Triste, pero cierto: mi sueldo se evaporó. Lo sospeché en cuanto me mudé a Santiago: el arriendo, los pasajes, las cuentas de las tarjetas y los "carreteros" gastos extra, se llevarían mis miserables monedas.
Lamentablemente, vivir bien es muy complicado. Incluso cuando te das vueltas por el supermercado - buscando la opción más barata para sobrevivir -, siempre te faltará un peso gracias al sushi que te compraste cuando recién te pagaron o los lentes que te gustaron cuando fuiste al mall.
Ser estudiante le añade carga a la situación. Parte de lo poco que ganas -ya es una suerte ganar algo de dinero estando en la U - tienes que dedicarlo a fastidiosas fotocopias, visitas a las casas de tus compañeros y colación.

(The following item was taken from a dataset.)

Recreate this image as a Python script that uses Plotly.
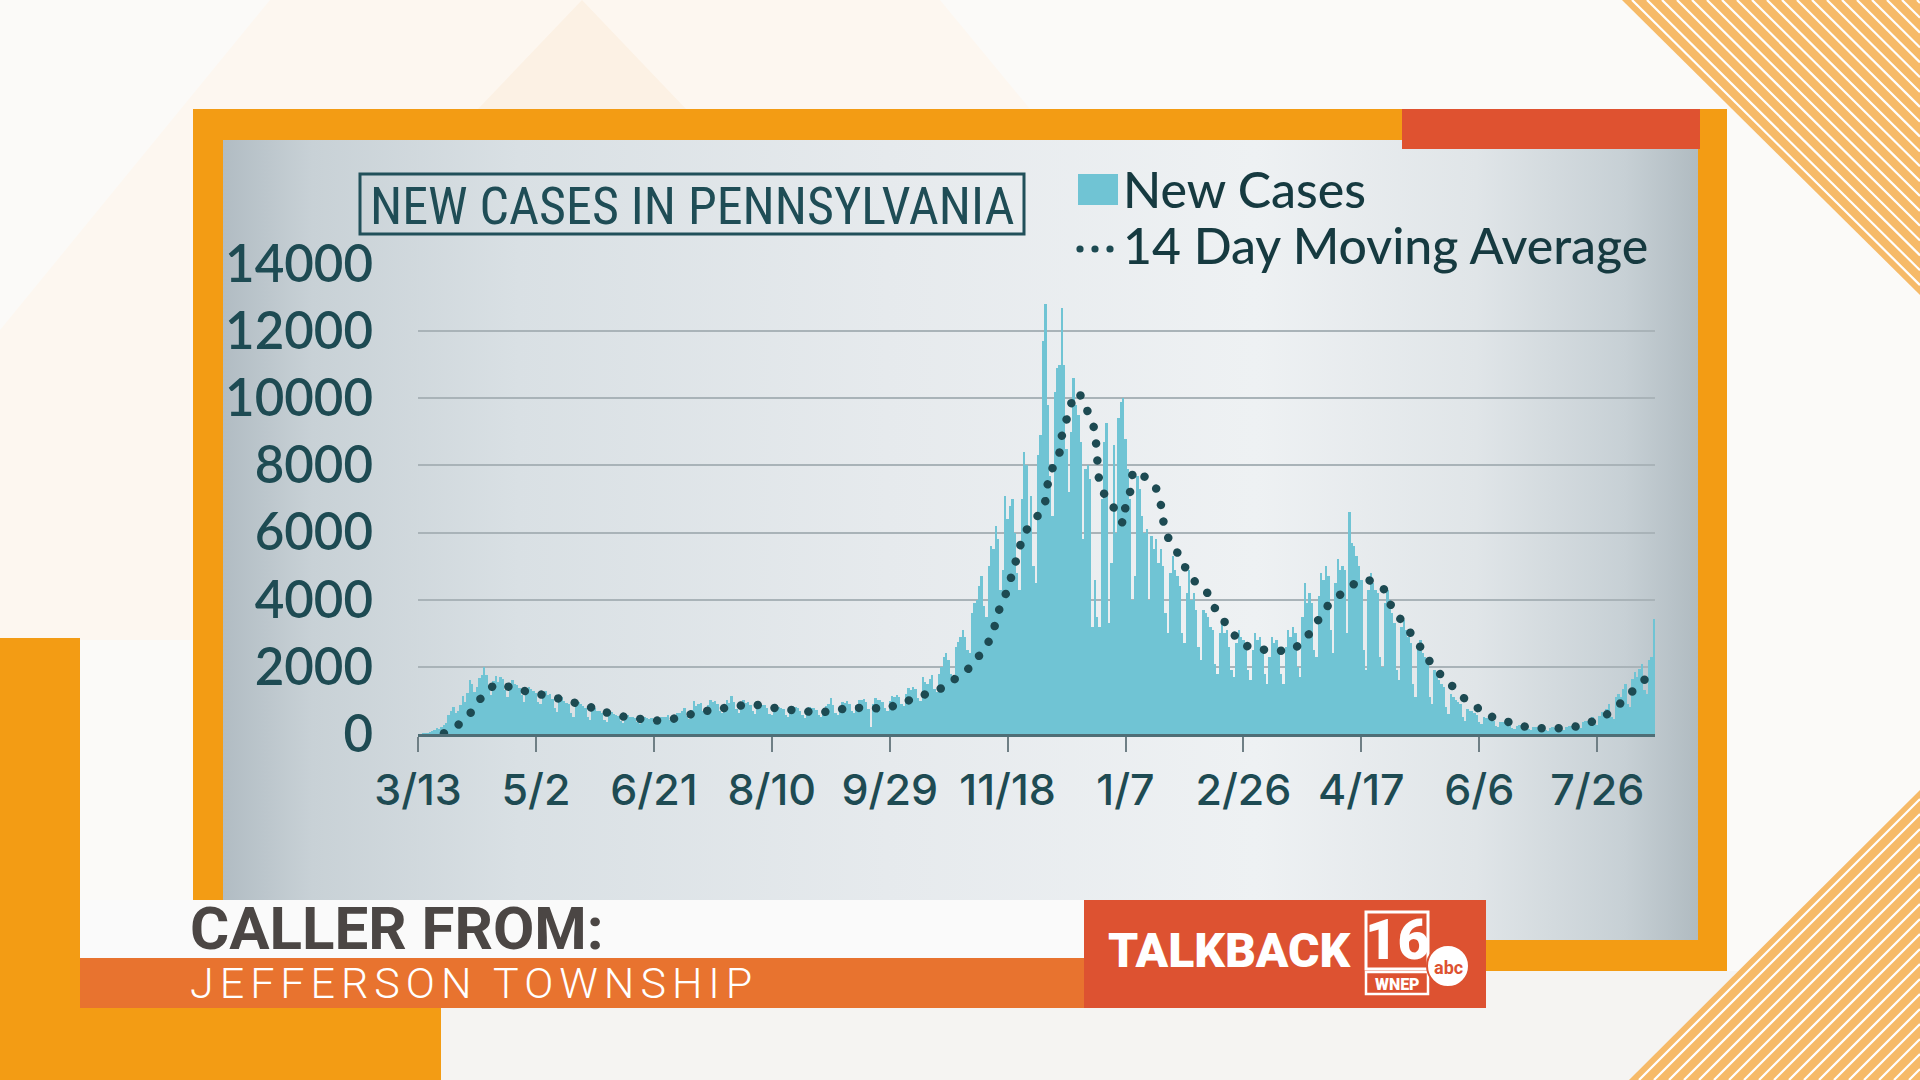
import pandas as pd
import plotly.graph_objects as go

# ---------------- data ----------------
start_date = "2020-03-13"

# daily new cases, one row per week (Fri..Thu), from 3/13/2020
new_cases = [
    10, 15, 22, 30, 40, 55, 80,
    130, 180, 160, 200, 270, 330, 560,
    700, 800, 640, 690, 870, 1130, 960,
    1210, 1600, 1500, 1260, 1400, 1680, 1750,
    1990, 1750, 1470, 1160, 1580, 1720, 1550,
    1700, 1640, 1300, 1100, 1460, 1600, 1500,
    1450, 1370, 1150, 950, 1300, 1400, 1350,
    1280, 1210, 950, 890, 1250, 1290, 1150,
    1200, 1050, 780, 650, 1000, 1100, 980,
    930, 890, 620, 500, 870, 940, 880,
    820, 780, 510, 430, 730, 780, 700,
    680, 640, 420, 360, 600, 650, 590,
    560, 540, 380, 340, 500, 560, 520,
    500, 470, 350, 310, 450, 520, 480,
    450, 480, 330, 300, 470, 520, 500,
    520, 560, 410, 380, 580, 640, 630,
    700, 760, 540, 450, 720, 980, 820,
    880, 930, 680, 600, 860, 1000, 950,
    980, 900, 700, 620, 860, 1010, 930,
    1120, 960, 740, 640, 880, 1000, 910,
    960, 870, 700, 610, 800, 920, 860,
    870, 780, 610, 560, 720, 850, 810,
    780, 730, 580, 520, 700, 820, 790,
    760, 700, 560, 490, 680, 800, 770,
    760, 720, 580, 520, 720, 830, 880,
    1080, 850, 640, 580, 800, 960, 930,
    980, 900, 700, 640, 850, 1000, 1020,
    1050, 960, 740, 200, 880, 1060, 1020,
    1000, 940, 760, 700, 980, 1120, 1100,
    1150, 1100, 880, 820, 1200, 1380, 1300,
    1400, 1350, 1060, 980, 1700, 1550, 1500,
    1650, 1750, 1350, 1250, 1800, 2000, 2300,
    2400, 2200, 1800, 1700, 2600, 2750, 2900,
    3100, 2900, 2500, 2400, 3600, 3900, 4000,
    4400, 4700, 3800, 3500, 5000, 5600, 5500,
    6200, 5800, 4300, 4900, 7100, 6400, 6800,
    7000, 6000, 4800, 4300, 7000, 8400, 8000,
    6200, 7100, 5000, 4500, 8300, 8900, 11700,
    12800, 9800, 7700, 6500, 10200, 10900, 11000,
    12700, 11000, 8500, 7200, 9000, 10600, 9800,
    9500, 8700, 5800, 7900, 8000, 7600, 3200,
    4600, 3500, 3200, 7000, 8700, 9250, 3300,
    5100, 8600, 6000, 9400, 9900, 10000, 8800,
    7900, 7000, 4000, 4700, 7700, 7300, 6500,
    6000, 6100, 4000, 5900, 5500, 5800, 5100,
    5500, 5000, 3600, 3000, 4800, 5300, 4900,
    4700, 4400, 3000, 2700, 4200, 4900, 4000,
    4200, 3700, 2600, 2200, 3700, 3600, 3500,
    3200, 3100, 2100, 1800, 3000, 3300, 3000,
    3100, 2600, 1900, 1700, 2700, 3100, 2900,
    2800, 2700, 1900, 1600, 2500, 3000, 2800,
    2900, 2600, 1800, 1500, 2300, 2900, 2700,
    2800, 2600, 1800, 1500, 2600, 3100, 2900,
    3200, 3000, 2000, 1700, 3500, 4500, 3900,
    4200, 3900, 2500, 2300, 4100, 4800, 4600,
    5000, 4700, 3100, 2400, 4500, 5200, 4900,
    5000, 4900, 3000, 6600, 5700, 5600, 5300,
    5000, 4600, 2500, 1900, 4300, 4800, 4500,
    4300, 4200, 2300, 2000, 3900, 4300, 4000,
    3600, 3300, 1900, 1600, 3200, 3400, 3100,
    2900, 2700, 1500, 1100, 2500, 2800, 2400,
    2300, 2100, 1100, 900, 1900, 1800, 1600,
    1500, 1400, 800, 600, 1200, 1100, 1000,
    950, 900, 500, 400, 750, 700, 680,
    620, 560, 350, 300, 500, 480, 450,
    420, 400, 250, 200, 360, 350, 330,
    300, 280, 180, 150, 250, 260, 240,
    220, 200, 140, 120, 200, 210, 200,
    180, 170, 120, 100, 180, 200, 190,
    200, 180, 130, 110, 210, 240, 250,
    280, 300, 200, 170, 350, 400, 380,
    450, 500, 300, 280, 550, 650, 600,
    750, 900, 500, 450, 1100, 1200, 1100,
    1350, 1500, 900, 800, 1650, 1850, 1700,
    1950, 2100, 1300, 1200, 2200, 2300, 3430,
]

# 14 day moving average: day offset from start_date, value
ma_day = [11, 13, 19, 24, 28, 33, 40, 47, 54, 60, 67, 74, 80, 87, 94, 101, 108, 114,
          121, 128, 135, 142, 149, 156, 163, 169, 176, 183, 190, 198, 204, 211, 217,
          224, 229, 235, 239, 243, 245, 247, 250, 252, 254, 256, 259, 263, 266, 267,
          269, 272, 273, 275, 277, 280, 283, 285, 287, 288, 289, 292, 296, 299, 300,
          302, 303, 306, 310, 313, 315, 316, 318, 322, 325, 329, 334, 337, 341, 345,
          349, 356, 362, 369, 375, 379, 383, 387, 392, 397, 403, 409, 412, 416, 420,
          424, 428, 432, 437, 442, 448, 453, 460, 466, 473, 480, 487, 494, 501, 507,
          512, 517, 522, 524]
ma_value = [20, 100, 370, 780, 1200, 1470, 1380, 1250, 1150, 1050, 920, 780, 640, 520,
            450, 400, 450, 560, 670, 750, 830, 880, 800, 730, 690, 640, 690, 780, 770,
            770, 890, 1080, 1230, 1430, 1720, 2040, 2450, 2870, 3340, 3830, 4300, 4800,
            5270, 5750, 6200, 6520, 6940, 7440, 7910, 8380, 8880, 9370, 9850, 10180,
            9720, 9480, 9000, 8200, 7490, 7010, 6650, 6270, 6770, 7230, 7730, 7850,
            7460, 7310, 6820, 6350, 5860, 5400, 5000, 4570, 4280, 3850, 3430, 3070,
            2690, 2540, 2490, 2490, 2710, 3110, 3530, 3930, 4200, 4470, 4580, 4370,
            3900, 3480, 3090, 2700, 2260, 1880, 1550, 1150, 850, 570, 420, 270, 180,
            170, 180, 270, 460, 720, 1070, 1410, 1750, 1880]

tick_days = [0, 50, 100, 150, 200, 250, 300, 350, 400, 450, 500]
tick_labels = ["3/13", "5/2", "6/21", "8/10", "9/29", "11/18",
               "1/7", "2/26", "4/17", "6/6", "7/26"]
y_ticks = [0, 2000, 4000, 6000, 8000, 10000, 12000, 14000]
y_tick_labels = ["0", "2000", "4000", "6000", "8000", "10000", "12000", "14000"]

title_text = "NEW CASES IN PENNSYLVANIA"
legend_bar = "New Cases"
legend_line = "14 Day Moving Average"
caller_label = "CALLER FROM:"
caller_place = "JEFFERSON TOWNSHIP"

# ---------------- derived ----------------
t0 = pd.Timestamp(start_date)
dates = pd.date_range(start_date, periods=len(new_cases), freq="D")
ma_dates = t0 + pd.to_timedelta(ma_day, unit="D")
tick_dates = t0 + pd.to_timedelta(tick_days, unit="D")
x_end = t0 + pd.Timedelta(days=524.5)

W, H = 1920, 1080
TEAL_DARK = "#1d4a52"
TEXT_DARK = "#163a40"
ORANGE = "#f39c14"

def fx(x):
    return x / W

def fy(y):
    return 1 - y / H

shapes = []
def rect(x0, y0, x1, y1, fill, layer="below", line=None):
    shapes.append(dict(type="rect", xref="paper", yref="paper",
                       x0=fx(x0), x1=fx(x1), y0=fy(y1), y1=fy(y0),
                       fillcolor=fill, layer=layer,
                       line=line if line else dict(width=0)))

def poly(pts, fill, layer="below"):
    d = "M " + " L ".join(f"{fx(a):.5f},{fy(b):.5f}" for a, b in pts) + " Z"
    shapes.append(dict(type="path", xref="paper", yref="paper", path=d,
                       fillcolor=fill, line=dict(width=0), layer=layer))

def seg(x0, y0, x1, y1, color, width, layer="below"):
    shapes.append(dict(type="line", xref="paper", yref="paper",
                       x0=fx(x0), y0=fy(y0), x1=fx(x1), y1=fy(y1),
                       line=dict(color=color, width=width), layer=layer))

def circ(cx, cy, r, fill, layer="above", line=None):
    shapes.append(dict(type="circle", xref="paper", yref="paper",
                       x0=fx(cx - r), x1=fx(cx + r), y0=fy(cy + r), y1=fy(cy - r),
                       fillcolor=fill, layer=layer,
                       line=line if line else dict(width=0)))

# background decorations (below)
poly([(0, 330), (270, 0), (940, 0), (1030, 109), (193, 109), (193, 640), (0, 640)], "#fdf7f0")
poly([(478, 109), (582, 0), (686, 109)], "#fcf1e4")
rect(0, 971, W, H, "#f5f4f2")
# top-right stripes
poly([(1622, 0), (1920, 0), (1920, 295)], "#f6ba68")
for d in range(10, 298, 15):
    seg(1622 + d, 0, 1920, (298 - d) * 0.99, "#ffffff", 2.2)
# bottom-right stripes
poly([(1920, 790), (1629, 1080), (1920, 1080)], "#f6ba68")
for d in range(10, 291, 15):
    seg(1629 + d, 1080, 1920, 1080 - (291 - d), "#ffffff", 2.2)
# orange L on the left
rect(0, 638, 80, H, ORANGE)
rect(0, 1008, 441, H, ORANGE)
# orange frame
rect(193, 109, 1727, 971, ORANGE)

# above-layer decorations
rect(1402, 109, 1700, 149, "#df5230", layer="above")
rect(360, 174, 1024, 234, "rgba(0,0,0,0)", layer="above",
     line=dict(color="#21505a", width=3))
rect(1078, 174, 1118, 205, "#70c4d4", layer="above")
for cx in (1080, 1095, 1110):
    circ(cx, 249, 3.6, TEAL_DARK)
# banner
rect(80, 900, 1084, 958, "#fafafa", layer="above")
rect(80, 958, 1084, 1008, "#e8732f", layer="above")
rect(1084, 900, 1486, 1008, "#dd5231", layer="above")
# logo
rect(1366, 912, 1428, 969, "rgba(0,0,0,0)", layer="above",
     line=dict(color="#ffffff", width=3))
rect(1366, 972, 1428, 994, "rgba(0,0,0,0)", layer="above",
     line=dict(color="#ffffff", width=2.5))
circ(1448, 966, 21, "#ffffff", line=dict(color="#dd5231", width=2))

fig = go.Figure()

# panel with gradient (background axes in pixel units)
fig.add_trace(go.Scatter(
    x=[223, 1698, 1698, 223, 223], y=[140, 140, 940, 940, 140],
    xaxis="x", yaxis="y", mode="lines", fill="toself",
    line=dict(width=0, color="rgba(0,0,0,0)"),
    fillgradient=dict(type="horizontal",
                      colorscale=[[0, "#b1bcc3"], [0.06, "#c8d1d6"], [0.2, "#d9e0e4"],
                                  [0.45, "#e6eaed"], [0.7, "#eef1f3"], [0.85, "#e0e5e8"],
                                  [0.95, "#c7d0d5"], [1, "#b0bbc1"]]),
    hoverinfo="skip", showlegend=False))

# bars
fig.add_trace(go.Bar(
    x=dates, y=new_cases, xaxis="x2", yaxis="y2", name=legend_bar,
    marker=dict(color="#70c4d4", line=dict(width=0)),
    hoverinfo="skip", showlegend=False))

# moving average
fig.add_trace(go.Scatter(
    x=ma_dates, y=ma_value, xaxis="x2", yaxis="y2", name=legend_line,
    mode="lines", line=dict(color=TEAL_DARK, width=8.5, dash="8px,9px", shape="spline", smoothing=0.6),
    hoverinfo="skip", showlegend=False))

x_tick_font = dict(family="Inter, Lato, sans-serif", size=43, color="#1e4b53", weight=500)
y_tick_font = dict(family="Lato, 'Open Sans', sans-serif", size=51, color="#1e4b53", weight=600)

annotations = []
def text(x, y, s, size, color, family="Lato, sans-serif", weight=400, xanchor="left"):
    annotations.append(dict(xref="paper", yref="paper", x=fx(x), y=fy(y), text=s,
                            showarrow=False, xanchor=xanchor, yanchor="middle",
                            font=dict(family=family, size=size, color=color, weight=weight)))

text(692, 206, title_text, 52, "#1f4d56",
     family="'Liberation Sans Narrow', 'Roboto Condensed', Roboto, sans-serif", weight=400, xanchor="center")
text(1121, 189, legend_bar, 50, TEXT_DARK, weight=500)
text(1121, 245, legend_line, 50, TEXT_DARK, weight=500)
text(188, 928, caller_label, 60, "#4b4644", family="Roboto, sans-serif", weight=700)
text(188, 983, '<span style="letter-spacing:6px">' + caller_place + '</span>', 43, "#ffffff",
     family="Roboto, sans-serif", weight=300)
text(1106, 950, "TALKBACK", 48, "#ffffff", family="Roboto, sans-serif", weight=900)
text(1397, 940, "16", 56, "#ffffff", family="Roboto, sans-serif", weight=900, xanchor="center")
text(1397, 984, "WNEP", 16, "#ffffff", family="Roboto, sans-serif", weight=900, xanchor="center")
text(1448, 967, "abc", 18, "#dd5231", family="Roboto, sans-serif", weight=700, xanchor="center")

fig.update_layout(
    width=W, height=H, autosize=False,
    margin=dict(l=0, r=0, t=0, b=0, pad=0, autoexpand=False),
    paper_bgcolor="#fbfaf8", plot_bgcolor="rgba(0,0,0,0)",
    showlegend=False, hovermode=False, bargap=0,
    shapes=shapes, annotations=annotations,
    xaxis=dict(domain=[0, 1], range=[0, W], visible=False, fixedrange=True, automargin=False),
    yaxis=dict(domain=[0, 1], range=[H, 0], visible=False, fixedrange=True, automargin=False),
    xaxis2=dict(domain=[fx(418), fx(1655)], anchor="y2", type="date", automargin=False,
                range=[t0, x_end], tickmode="array", tickvals=tick_dates, ticktext=tick_labels,
                tickangle=0,
                ticks="outside", ticklen=15, tickwidth=2, tickcolor="#6f7f85",
                showline=True, linecolor="#4f6e76", linewidth=2.5, showgrid=False,
                zeroline=False, tickfont=x_tick_font, ticklabelstandoff=2, fixedrange=True),
    yaxis2=dict(domain=[fy(734), fy(264)], anchor="x2", range=[0, 14000], automargin=False,
                tickmode="array", tickvals=y_ticks, ticktext=y_tick_labels,
                showgrid=True, gridcolor="#a9b3b8", gridwidth=2, zeroline=False,
                showline=False, ticks="", tickfont=y_tick_font,
                ticklabelstandoff=44, fixedrange=True),
)

post = """
(function(){
  function fix(){
    document.querySelectorAll('g.scatterlayer path.js-line').forEach(function(p){
      var w = parseFloat(p.style.strokeWidth || p.getAttribute('stroke-width') || 0);
      if (w >= 6) { p.style.strokeDasharray = '0.01px 17px'; p.style.strokeLinecap = 'round'; }
    });
  }
  fix(); setTimeout(fix, 50); setTimeout(fix, 300);
})();
"""

fig.write_html("out.html", config={"displayModeBar": False, "staticPlot": True}, post_script=post)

Y cuando llega el fin de semana (bueno, a veces no alcanza a llegar) es imposible negarse a una entrada a la disco o servirse algunos tragos con los amigos en un bar. Con eso ya se fue casi todo tu dinero.
Aquí viene la peor parte: pedir prestado. No me molesta hacerlo y me considero muy responsable al devolver estas ayudas, pero es por ello que cuesta surgir: te pagan y comienzas a repartir tu sueldo en todos los infinitos préstamos que te hicieron: las dos "lucas" que te facilitó un amigo para el almuerzo, la cuota de la tarjeta de grandes tiendas, la plata del arriendo que te depositó mamá. Y así el sueldo se hace humo.
Lo único que me queda, a mí y a mis pares que han logrado independizarse (a la fuerza), es aprender a estrujar la plata al máximo. Aunque, sinceramente, creo que esta vez me iré de cabeza al casino. Nunca se sabe.